(Figure scripts)
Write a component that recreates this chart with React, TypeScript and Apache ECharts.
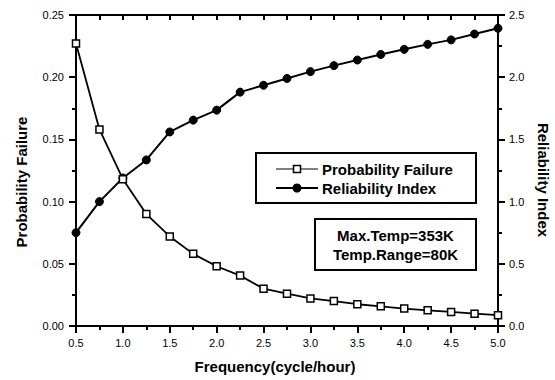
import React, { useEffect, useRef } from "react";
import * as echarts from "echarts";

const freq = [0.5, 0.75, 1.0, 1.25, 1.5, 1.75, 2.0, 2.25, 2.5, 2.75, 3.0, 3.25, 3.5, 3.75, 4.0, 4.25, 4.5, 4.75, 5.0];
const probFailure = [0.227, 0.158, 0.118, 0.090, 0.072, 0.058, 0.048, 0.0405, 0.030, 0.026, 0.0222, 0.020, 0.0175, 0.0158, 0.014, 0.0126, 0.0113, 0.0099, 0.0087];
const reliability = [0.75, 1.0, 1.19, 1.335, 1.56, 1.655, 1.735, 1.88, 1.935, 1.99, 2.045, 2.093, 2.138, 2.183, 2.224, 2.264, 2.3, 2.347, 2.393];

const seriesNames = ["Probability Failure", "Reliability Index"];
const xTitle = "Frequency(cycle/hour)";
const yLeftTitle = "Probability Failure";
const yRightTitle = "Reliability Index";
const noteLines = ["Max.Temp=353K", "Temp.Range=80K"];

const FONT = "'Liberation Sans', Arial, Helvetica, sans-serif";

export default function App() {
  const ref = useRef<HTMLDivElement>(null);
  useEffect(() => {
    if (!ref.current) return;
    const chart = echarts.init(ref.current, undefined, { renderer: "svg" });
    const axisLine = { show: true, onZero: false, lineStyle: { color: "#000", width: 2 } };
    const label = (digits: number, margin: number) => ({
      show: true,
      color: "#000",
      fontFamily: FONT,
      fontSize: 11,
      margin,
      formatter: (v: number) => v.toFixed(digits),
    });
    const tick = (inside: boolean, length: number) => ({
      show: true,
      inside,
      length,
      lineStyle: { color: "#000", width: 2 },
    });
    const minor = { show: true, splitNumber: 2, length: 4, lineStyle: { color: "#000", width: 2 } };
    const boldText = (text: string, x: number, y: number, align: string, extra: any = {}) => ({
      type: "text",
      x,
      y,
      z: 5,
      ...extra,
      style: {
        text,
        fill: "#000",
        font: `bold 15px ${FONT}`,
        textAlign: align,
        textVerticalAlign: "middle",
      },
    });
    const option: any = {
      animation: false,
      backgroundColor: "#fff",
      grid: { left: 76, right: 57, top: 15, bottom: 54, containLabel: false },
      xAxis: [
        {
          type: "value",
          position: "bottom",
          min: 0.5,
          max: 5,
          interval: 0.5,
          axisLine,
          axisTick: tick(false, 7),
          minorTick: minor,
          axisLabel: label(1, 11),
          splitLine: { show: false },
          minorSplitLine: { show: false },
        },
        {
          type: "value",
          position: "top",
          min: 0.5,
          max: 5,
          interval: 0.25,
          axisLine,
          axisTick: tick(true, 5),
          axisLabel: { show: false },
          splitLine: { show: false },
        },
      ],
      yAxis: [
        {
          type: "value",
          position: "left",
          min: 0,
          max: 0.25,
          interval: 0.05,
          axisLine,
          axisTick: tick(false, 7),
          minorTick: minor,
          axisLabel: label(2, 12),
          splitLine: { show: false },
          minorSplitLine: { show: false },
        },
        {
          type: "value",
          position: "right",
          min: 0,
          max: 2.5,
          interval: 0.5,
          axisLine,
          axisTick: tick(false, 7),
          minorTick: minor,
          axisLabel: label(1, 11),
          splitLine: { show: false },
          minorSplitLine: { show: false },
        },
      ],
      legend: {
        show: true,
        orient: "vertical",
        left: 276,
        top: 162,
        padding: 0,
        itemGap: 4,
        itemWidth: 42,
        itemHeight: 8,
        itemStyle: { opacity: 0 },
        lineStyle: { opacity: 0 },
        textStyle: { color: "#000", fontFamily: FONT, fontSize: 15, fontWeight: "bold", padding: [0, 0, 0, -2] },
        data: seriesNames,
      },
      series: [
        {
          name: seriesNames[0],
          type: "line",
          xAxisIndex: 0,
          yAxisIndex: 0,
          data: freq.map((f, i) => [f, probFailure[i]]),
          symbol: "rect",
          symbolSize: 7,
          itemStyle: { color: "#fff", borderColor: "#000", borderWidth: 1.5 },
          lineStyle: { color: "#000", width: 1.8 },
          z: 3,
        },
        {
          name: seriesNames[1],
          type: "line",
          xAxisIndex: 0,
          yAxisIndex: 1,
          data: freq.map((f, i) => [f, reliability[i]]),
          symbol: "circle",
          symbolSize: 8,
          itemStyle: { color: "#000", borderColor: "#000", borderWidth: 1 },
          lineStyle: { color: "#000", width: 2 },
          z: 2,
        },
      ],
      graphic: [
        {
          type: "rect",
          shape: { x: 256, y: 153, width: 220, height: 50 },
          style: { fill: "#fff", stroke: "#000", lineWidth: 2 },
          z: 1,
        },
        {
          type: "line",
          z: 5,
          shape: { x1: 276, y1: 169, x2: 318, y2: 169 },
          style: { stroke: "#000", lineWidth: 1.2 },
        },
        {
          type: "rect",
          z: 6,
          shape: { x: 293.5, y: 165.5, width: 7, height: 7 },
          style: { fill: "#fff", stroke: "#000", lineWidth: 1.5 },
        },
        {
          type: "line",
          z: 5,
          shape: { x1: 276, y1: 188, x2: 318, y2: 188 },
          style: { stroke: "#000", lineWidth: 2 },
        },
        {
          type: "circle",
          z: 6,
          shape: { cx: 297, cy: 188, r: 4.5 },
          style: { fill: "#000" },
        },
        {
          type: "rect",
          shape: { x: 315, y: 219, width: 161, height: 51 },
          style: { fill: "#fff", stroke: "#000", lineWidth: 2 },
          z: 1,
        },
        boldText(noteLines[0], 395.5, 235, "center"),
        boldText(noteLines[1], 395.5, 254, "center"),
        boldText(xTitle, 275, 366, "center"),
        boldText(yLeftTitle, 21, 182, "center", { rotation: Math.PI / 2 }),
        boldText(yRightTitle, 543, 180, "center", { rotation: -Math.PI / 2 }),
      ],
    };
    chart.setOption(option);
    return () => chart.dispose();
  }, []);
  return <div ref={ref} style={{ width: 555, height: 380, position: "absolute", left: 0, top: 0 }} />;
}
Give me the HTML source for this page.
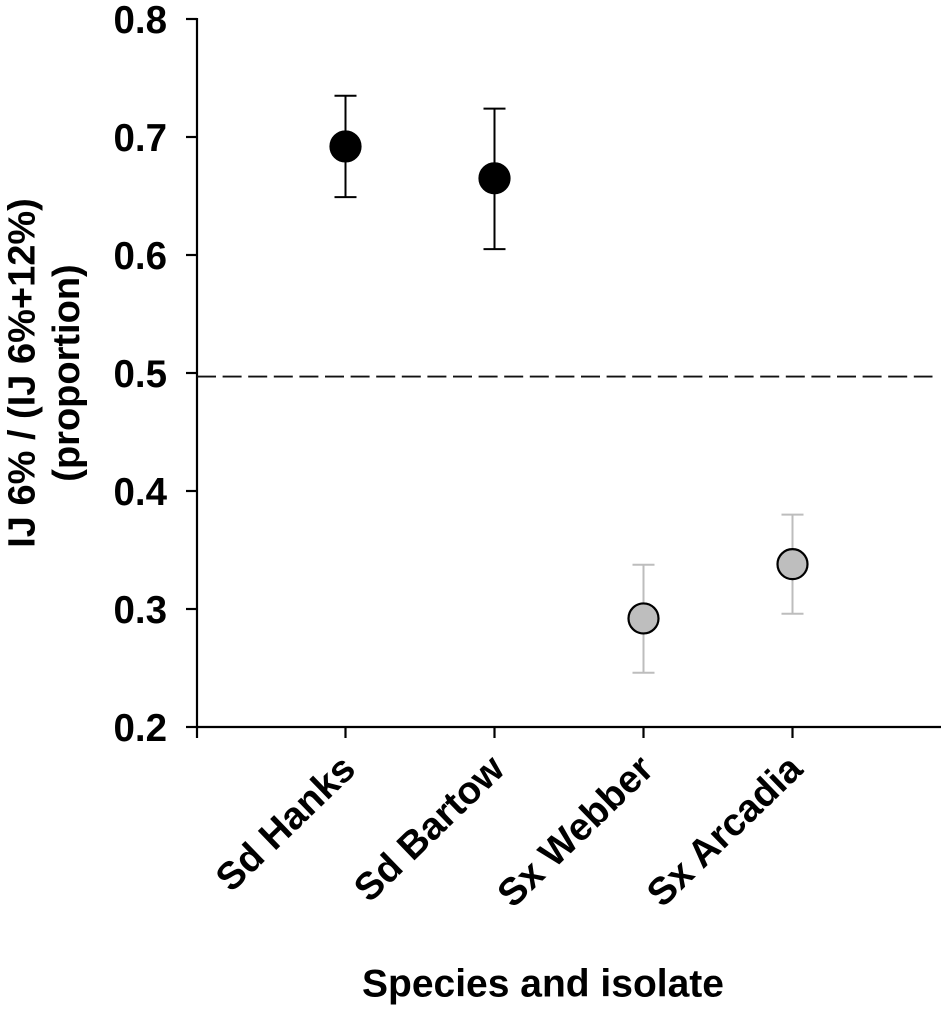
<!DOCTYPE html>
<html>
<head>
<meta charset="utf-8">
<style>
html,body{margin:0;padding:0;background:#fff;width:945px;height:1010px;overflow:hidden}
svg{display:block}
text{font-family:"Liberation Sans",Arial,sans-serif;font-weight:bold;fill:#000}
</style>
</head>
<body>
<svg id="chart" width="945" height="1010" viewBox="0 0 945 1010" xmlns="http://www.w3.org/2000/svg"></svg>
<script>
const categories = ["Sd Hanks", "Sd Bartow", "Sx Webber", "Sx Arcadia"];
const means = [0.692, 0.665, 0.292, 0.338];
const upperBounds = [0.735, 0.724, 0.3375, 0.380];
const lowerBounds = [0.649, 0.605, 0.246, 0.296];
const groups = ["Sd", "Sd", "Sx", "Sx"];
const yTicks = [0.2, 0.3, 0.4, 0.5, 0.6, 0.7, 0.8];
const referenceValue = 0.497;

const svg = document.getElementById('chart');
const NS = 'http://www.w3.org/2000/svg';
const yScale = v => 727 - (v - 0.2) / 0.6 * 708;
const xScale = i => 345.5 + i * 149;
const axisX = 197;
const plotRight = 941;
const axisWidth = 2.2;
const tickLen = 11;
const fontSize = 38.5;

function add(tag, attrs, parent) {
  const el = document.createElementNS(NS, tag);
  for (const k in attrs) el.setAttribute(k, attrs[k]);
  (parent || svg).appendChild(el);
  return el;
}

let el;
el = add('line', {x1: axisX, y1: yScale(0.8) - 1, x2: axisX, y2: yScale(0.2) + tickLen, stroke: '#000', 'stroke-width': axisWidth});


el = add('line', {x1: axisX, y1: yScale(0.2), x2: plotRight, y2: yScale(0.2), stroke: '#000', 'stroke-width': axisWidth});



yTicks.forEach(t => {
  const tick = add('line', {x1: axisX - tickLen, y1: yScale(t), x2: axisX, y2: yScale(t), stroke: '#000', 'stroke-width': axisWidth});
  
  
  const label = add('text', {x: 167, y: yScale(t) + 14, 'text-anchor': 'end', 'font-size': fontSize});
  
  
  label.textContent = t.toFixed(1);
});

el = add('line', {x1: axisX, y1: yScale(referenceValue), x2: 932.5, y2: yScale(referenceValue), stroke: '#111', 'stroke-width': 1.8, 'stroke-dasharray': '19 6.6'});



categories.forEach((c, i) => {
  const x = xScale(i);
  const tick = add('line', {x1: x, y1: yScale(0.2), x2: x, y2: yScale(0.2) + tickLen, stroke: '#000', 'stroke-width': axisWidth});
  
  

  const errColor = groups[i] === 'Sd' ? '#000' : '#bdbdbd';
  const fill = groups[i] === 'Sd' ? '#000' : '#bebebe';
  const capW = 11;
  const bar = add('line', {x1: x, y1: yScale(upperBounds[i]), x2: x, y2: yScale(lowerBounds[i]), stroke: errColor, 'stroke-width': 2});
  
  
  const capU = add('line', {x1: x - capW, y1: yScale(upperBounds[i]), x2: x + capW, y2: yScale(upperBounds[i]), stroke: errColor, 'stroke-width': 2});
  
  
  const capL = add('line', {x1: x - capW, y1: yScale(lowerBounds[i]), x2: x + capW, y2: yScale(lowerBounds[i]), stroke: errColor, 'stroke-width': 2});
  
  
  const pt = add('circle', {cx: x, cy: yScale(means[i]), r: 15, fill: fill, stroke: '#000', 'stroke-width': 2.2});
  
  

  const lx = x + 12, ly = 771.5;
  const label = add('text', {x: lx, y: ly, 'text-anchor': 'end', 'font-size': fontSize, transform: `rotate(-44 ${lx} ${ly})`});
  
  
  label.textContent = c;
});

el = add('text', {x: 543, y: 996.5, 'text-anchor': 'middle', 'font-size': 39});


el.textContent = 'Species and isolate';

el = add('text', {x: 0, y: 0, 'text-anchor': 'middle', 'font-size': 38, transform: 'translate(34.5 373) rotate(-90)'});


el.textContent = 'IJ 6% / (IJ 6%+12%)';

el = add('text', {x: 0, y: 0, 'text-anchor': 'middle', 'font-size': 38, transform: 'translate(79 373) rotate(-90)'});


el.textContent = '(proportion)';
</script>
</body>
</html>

**Brief**.
Return the lines exactly as they stand, from the start of the entries through the line holding "2.3, 2.347, 2.393];"; omit the pictures.

**Task response**.
Write a component that recreates this chart with React, TypeScript and Apache ECharts.
import React, { useEffect, useRef } from "react";
import * as echarts from "echarts";

const freq = [0.5, 0.75, 1.0, 1.25, 1.5, 1.75, 2.0, 2.25, 2.5, 2.75, 3.0, 3.25, 3.5, 3.75, 4.0, 4.25, 4.5, 4.75, 5.0];
const probFailure = [0.227, 0.158, 0.118, 0.090, 0.072, 0.058, 0.048, 0.0405, 0.030, 0.026, 0.0222, 0.020, 0.0175, 0.0158, 0.014, 0.0126, 0.0113, 0.0099, 0.0087];
const reliability = [0.75, 1.0, 1.19, 1.335, 1.56, 1.655, 1.735, 1.88, 1.935, 1.99, 2.045, 2.093, 2.138, 2.183, 2.224, 2.264, 2.3, 2.347, 2.393];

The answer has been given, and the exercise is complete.